>> BEGIN DATA SHOWN

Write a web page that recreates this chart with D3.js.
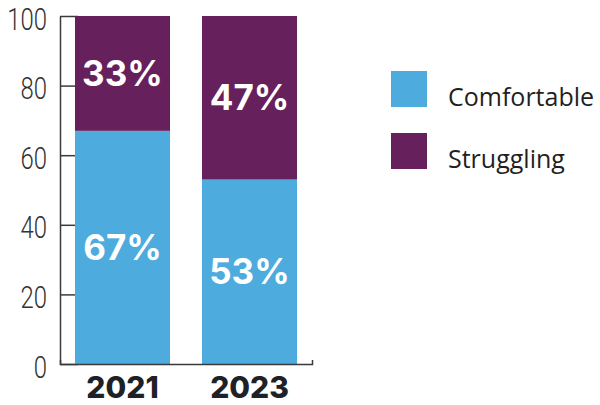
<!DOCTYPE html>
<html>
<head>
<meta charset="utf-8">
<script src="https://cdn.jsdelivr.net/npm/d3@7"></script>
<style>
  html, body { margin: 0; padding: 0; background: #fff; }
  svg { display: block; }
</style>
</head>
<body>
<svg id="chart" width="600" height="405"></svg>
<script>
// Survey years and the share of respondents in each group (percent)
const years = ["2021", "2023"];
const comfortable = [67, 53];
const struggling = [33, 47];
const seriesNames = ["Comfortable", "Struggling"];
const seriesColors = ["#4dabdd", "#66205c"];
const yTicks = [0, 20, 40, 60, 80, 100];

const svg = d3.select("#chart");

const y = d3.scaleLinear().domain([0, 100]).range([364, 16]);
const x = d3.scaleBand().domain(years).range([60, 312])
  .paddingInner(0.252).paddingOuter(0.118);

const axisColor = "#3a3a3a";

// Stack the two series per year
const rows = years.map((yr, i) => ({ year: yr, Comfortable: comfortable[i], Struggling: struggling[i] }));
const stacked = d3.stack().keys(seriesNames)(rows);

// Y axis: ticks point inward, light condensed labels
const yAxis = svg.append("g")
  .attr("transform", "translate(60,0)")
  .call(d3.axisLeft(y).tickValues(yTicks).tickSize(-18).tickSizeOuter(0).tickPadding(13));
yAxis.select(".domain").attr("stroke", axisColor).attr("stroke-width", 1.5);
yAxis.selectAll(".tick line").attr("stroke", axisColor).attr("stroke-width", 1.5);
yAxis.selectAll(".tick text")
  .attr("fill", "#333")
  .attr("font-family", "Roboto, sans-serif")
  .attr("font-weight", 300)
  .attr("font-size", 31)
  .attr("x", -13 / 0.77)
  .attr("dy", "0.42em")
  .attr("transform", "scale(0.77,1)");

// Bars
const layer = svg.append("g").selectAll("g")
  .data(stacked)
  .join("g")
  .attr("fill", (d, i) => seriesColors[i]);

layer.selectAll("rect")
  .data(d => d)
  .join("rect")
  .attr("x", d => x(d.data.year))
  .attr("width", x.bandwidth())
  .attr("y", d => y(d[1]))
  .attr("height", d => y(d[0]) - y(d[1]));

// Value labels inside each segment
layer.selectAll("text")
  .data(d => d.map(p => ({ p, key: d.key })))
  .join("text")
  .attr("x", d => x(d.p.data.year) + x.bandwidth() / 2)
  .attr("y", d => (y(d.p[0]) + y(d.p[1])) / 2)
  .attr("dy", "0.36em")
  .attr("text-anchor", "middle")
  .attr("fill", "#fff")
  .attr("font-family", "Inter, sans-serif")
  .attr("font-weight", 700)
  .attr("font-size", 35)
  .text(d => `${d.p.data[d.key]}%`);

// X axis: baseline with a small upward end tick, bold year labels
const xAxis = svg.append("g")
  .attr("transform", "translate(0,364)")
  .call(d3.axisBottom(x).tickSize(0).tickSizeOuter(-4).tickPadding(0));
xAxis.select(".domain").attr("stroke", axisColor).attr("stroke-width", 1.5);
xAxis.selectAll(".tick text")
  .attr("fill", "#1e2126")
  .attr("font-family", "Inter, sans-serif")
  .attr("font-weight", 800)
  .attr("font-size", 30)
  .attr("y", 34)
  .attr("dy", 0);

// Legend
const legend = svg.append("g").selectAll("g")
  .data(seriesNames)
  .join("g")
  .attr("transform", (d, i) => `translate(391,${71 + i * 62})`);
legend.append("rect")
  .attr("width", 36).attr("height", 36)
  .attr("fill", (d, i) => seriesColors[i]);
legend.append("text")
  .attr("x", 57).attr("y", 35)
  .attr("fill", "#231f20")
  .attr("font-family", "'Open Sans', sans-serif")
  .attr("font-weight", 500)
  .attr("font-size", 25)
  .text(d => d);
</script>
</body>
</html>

>> END DATA SHOWN

### WHAT NEEDS TO BE DONE
Find each line that has the word "with", then copy it out.

### SOLUTION TO THE PROBLEM
Write a web page that recreates this chart with D3.js.
// X axis: baseline with a small upward end tick, bold year labels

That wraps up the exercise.